Charts and diagrams as code
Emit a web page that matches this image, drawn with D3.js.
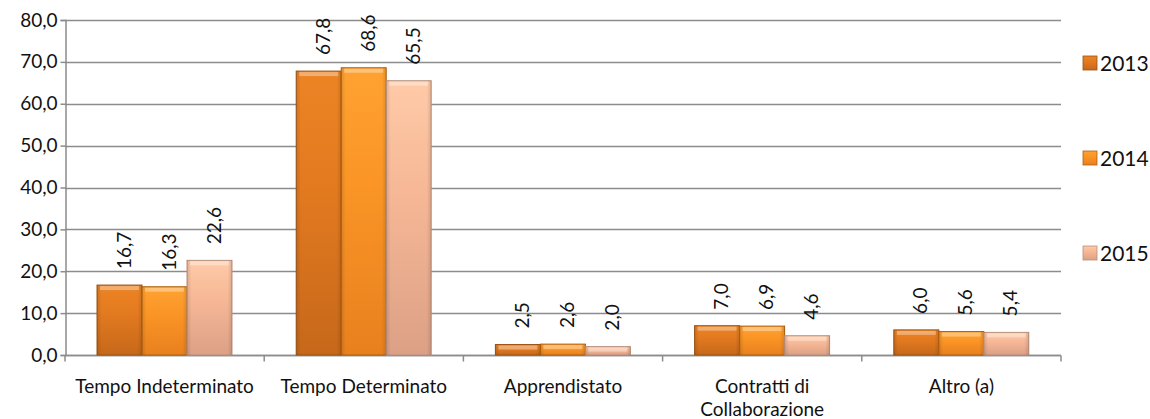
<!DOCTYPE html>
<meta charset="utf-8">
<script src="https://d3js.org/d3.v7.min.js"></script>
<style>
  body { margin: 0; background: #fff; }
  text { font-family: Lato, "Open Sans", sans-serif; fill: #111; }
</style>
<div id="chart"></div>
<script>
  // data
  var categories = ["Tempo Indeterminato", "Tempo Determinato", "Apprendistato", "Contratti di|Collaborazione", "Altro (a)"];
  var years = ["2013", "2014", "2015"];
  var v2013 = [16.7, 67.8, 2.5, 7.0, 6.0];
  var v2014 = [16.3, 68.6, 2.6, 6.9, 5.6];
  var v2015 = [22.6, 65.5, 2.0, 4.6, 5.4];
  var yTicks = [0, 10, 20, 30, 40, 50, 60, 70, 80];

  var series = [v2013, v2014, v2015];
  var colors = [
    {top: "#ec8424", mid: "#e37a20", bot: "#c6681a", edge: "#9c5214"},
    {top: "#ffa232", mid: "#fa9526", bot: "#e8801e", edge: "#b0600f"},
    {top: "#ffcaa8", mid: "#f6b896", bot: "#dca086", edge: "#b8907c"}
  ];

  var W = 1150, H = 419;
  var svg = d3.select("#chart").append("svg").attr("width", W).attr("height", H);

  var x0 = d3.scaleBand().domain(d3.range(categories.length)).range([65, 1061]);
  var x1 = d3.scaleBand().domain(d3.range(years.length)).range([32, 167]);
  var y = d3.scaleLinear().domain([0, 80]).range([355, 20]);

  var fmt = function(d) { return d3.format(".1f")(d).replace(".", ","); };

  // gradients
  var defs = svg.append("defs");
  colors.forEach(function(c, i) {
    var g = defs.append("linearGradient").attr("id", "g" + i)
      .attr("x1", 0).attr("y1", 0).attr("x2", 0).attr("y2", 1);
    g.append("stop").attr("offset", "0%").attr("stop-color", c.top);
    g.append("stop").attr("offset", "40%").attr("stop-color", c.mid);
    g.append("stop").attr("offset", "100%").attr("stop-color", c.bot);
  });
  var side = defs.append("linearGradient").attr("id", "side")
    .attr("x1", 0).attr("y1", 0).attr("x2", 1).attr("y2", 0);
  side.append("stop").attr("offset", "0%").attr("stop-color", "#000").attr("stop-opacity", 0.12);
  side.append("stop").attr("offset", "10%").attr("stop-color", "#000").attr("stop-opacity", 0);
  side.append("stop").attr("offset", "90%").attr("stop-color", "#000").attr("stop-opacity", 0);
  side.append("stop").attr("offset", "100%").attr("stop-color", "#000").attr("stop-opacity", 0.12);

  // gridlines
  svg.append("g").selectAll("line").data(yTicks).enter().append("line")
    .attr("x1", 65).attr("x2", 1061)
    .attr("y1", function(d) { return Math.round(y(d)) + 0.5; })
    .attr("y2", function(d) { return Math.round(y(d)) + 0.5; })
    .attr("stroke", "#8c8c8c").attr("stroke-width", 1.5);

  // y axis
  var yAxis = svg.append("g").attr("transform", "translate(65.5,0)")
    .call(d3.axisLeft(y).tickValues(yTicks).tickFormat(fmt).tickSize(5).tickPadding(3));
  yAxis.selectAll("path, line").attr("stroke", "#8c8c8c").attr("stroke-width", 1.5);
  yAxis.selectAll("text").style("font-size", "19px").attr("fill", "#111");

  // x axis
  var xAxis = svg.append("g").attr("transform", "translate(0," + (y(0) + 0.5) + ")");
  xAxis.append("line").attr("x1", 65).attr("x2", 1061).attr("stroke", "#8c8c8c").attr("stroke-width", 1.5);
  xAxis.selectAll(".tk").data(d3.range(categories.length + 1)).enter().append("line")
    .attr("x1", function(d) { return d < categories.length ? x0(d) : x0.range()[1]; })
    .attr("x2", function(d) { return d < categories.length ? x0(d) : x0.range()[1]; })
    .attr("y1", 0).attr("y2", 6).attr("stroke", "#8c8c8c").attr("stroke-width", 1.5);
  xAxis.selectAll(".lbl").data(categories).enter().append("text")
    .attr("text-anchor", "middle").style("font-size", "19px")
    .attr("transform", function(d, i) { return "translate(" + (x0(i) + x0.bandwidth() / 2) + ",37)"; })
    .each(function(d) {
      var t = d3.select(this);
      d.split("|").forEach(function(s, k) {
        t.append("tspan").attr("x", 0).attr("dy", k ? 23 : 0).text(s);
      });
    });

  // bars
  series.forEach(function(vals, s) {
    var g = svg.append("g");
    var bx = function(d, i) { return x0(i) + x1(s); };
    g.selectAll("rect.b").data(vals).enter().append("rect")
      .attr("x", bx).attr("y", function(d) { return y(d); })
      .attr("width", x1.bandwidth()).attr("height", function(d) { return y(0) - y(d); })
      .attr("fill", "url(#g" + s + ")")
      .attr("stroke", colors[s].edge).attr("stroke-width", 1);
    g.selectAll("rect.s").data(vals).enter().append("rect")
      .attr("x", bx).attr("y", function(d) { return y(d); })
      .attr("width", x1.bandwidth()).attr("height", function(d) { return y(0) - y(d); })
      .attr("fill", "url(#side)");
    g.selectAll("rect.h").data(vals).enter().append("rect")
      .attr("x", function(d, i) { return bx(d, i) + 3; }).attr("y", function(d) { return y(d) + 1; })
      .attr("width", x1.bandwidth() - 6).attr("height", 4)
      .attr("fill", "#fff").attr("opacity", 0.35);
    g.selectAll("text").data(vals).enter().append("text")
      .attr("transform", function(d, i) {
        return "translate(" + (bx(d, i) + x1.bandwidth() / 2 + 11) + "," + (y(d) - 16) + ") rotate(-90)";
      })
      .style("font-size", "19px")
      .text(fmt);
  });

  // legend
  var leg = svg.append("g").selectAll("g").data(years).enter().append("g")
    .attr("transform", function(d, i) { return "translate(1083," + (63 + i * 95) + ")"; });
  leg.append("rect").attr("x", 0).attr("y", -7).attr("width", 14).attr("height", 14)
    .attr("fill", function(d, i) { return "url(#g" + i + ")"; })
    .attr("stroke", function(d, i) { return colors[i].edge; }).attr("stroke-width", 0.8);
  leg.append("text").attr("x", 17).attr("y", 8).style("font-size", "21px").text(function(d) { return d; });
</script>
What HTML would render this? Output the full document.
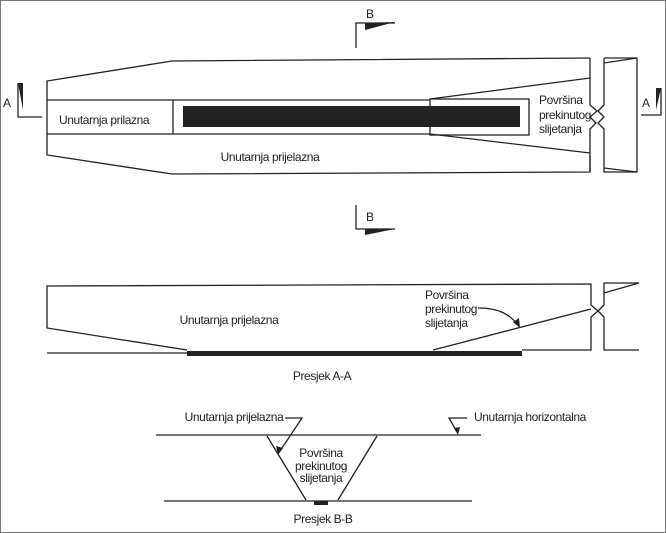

Requirements
Leave out the pictures and return every record word for word.

Solution to this exercise
Emit a web page that matches this image, drawn with D3.js.
<!DOCTYPE html>
<meta charset="utf-8">
<script src="https://d3js.org/d3.v7.min.js"></script>
<style>
  body { margin: 0; background: #fff; }
  text { font-family: Lato, "Open Sans", sans-serif; fill: #111; }
</style>
<div id="chart"></div>
<script>
  // data
  var categories = ["Tempo Indeterminato", "Tempo Determinato", "Apprendistato", "Contratti di|Collaborazione", "Altro (a)"];
  var years = ["2013", "2014", "2015"];
  var v2013 = [16.7, 67.8, 2.5, 7.0, 6.0];
  var v2014 = [16.3, 68.6, 2.6, 6.9, 5.6];
  var v2015 = [22.6, 65.5, 2.0, 4.6, 5.4];
  var yTicks = [0, 10, 20, 30, 40, 50, 60, 70, 80];

  var series = [v2013, v2014, v2015];
  var colors = [
    {top: "#ec8424", mid: "#e37a20", bot: "#c6681a", edge: "#9c5214"},
    {top: "#ffa232", mid: "#fa9526", bot: "#e8801e", edge: "#b0600f"},
    {top: "#ffcaa8", mid: "#f6b896", bot: "#dca086", edge: "#b8907c"}
  ];

  var W = 1150, H = 419;
  var svg = d3.select("#chart").append("svg").attr("width", W).attr("height", H);

  var x0 = d3.scaleBand().domain(d3.range(categories.length)).range([65, 1061]);
  var x1 = d3.scaleBand().domain(d3.range(years.length)).range([32, 167]);
  var y = d3.scaleLinear().domain([0, 80]).range([355, 20]);

  var fmt = function(d) { return d3.format(".1f")(d).replace(".", ","); };

  // gradients
  var defs = svg.append("defs");
  colors.forEach(function(c, i) {
    var g = defs.append("linearGradient").attr("id", "g" + i)
      .attr("x1", 0).attr("y1", 0).attr("x2", 0).attr("y2", 1);
    g.append("stop").attr("offset", "0%").attr("stop-color", c.top);
    g.append("stop").attr("offset", "40%").attr("stop-color", c.mid);
    g.append("stop").attr("offset", "100%").attr("stop-color", c.bot);
  });
  var side = defs.append("linearGradient").attr("id", "side")
    .attr("x1", 0).attr("y1", 0).attr("x2", 1).attr("y2", 0);
  side.append("stop").attr("offset", "0%").attr("stop-color", "#000").attr("stop-opacity", 0.12);
  side.append("stop").attr("offset", "10%").attr("stop-color", "#000").attr("stop-opacity", 0);
  side.append("stop").attr("offset", "90%").attr("stop-color", "#000").attr("stop-opacity", 0);
  side.append("stop").attr("offset", "100%").attr("stop-color", "#000").attr("stop-opacity", 0.12);

  // gridlines
  svg.append("g").selectAll("line").data(yTicks).enter().append("line")
    .attr("x1", 65).attr("x2", 1061)
    .attr("y1", function(d) { return Math.round(y(d)) + 0.5; })
    .attr("y2", function(d) { return Math.round(y(d)) + 0.5; })
    .attr("stroke", "#8c8c8c").attr("stroke-width", 1.5);

  // y axis
  var yAxis = svg.append("g").attr("transform", "translate(65.5,0)")
    .call(d3.axisLeft(y).tickValues(yTicks).tickFormat(fmt).tickSize(5).tickPadding(3));
  yAxis.selectAll("path, line").attr("stroke", "#8c8c8c").attr("stroke-width", 1.5);
  yAxis.selectAll("text").style("font-size", "19px").attr("fill", "#111");

  // x axis
  var xAxis = svg.append("g").attr("transform", "translate(0," + (y(0) + 0.5) + ")");
  xAxis.append("line").attr("x1", 65).attr("x2", 1061).attr("stroke", "#8c8c8c").attr("stroke-width", 1.5);
  xAxis.selectAll(".tk").data(d3.range(categories.length + 1)).enter().append("line")
    .attr("x1", function(d) { return d < categories.length ? x0(d) : x0.range()[1]; })
    .attr("x2", function(d) { return d < categories.length ? x0(d) : x0.range()[1]; })
    .attr("y1", 0).attr("y2", 6).attr("stroke", "#8c8c8c").attr("stroke-width", 1.5);
  xAxis.selectAll(".lbl").data(categories).enter().append("text")
    .attr("text-anchor", "middle").style("font-size", "19px")
    .attr("transform", function(d, i) { return "translate(" + (x0(i) + x0.bandwidth() / 2) + ",37)"; })
    .each(function(d) {
      var t = d3.select(this);
      d.split("|").forEach(function(s, k) {
        t.append("tspan").attr("x", 0).attr("dy", k ? 23 : 0).text(s);
      });
    });

  // bars
  series.forEach(function(vals, s) {
    var g = svg.append("g");
    var bx = function(d, i) { return x0(i) + x1(s); };
    g.selectAll("rect.b").data(vals).enter().append("rect")
      .attr("x", bx).attr("y", function(d) { return y(d); })
      .attr("width", x1.bandwidth()).attr("height", function(d) { return y(0) - y(d); })
      .attr("fill", "url(#g" + s + ")")
      .attr("stroke", colors[s].edge).attr("stroke-width", 1);
    g.selectAll("rect.s").data(vals).enter().append("rect")
      .attr("x", bx).attr("y", function(d) { return y(d); })
      .attr("width", x1.bandwidth()).attr("height", function(d) { return y(0) - y(d); })
      .attr("fill", "url(#side)");
    g.selectAll("rect.h").data(vals).enter().append("rect")
      .attr("x", function(d, i) { return bx(d, i) + 3; }).attr("y", function(d) { return y(d) + 1; })
      .attr("width", x1.bandwidth() - 6).attr("height", 4)
      .attr("fill", "#fff").attr("opacity", 0.35);
    g.selectAll("text").data(vals).enter().append("text")
      .attr("transform", function(d, i) {
        return "translate(" + (bx(d, i) + x1.bandwidth() / 2 + 11) + "," + (y(d) - 16) + ") rotate(-90)";
      })
      .style("font-size", "19px")
      .text(fmt);
  });

  // legend
  var leg = svg.append("g").selectAll("g").data(years).enter().append("g")
    .attr("transform", function(d, i) { return "translate(1083," + (63 + i * 95) + ")"; });
  leg.append("rect").attr("x", 0).attr("y", -7).attr("width", 14).attr("height", 14)
    .attr("fill", function(d, i) { return "url(#g" + i + ")"; })
    .attr("stroke", function(d, i) { return colors[i].edge; }).attr("stroke-width", 0.8);
  leg.append("text").attr("x", 17).attr("y", 8).style("font-size", "21px").text(function(d) { return d; });
</script>
What HTML would render this? Output the full document.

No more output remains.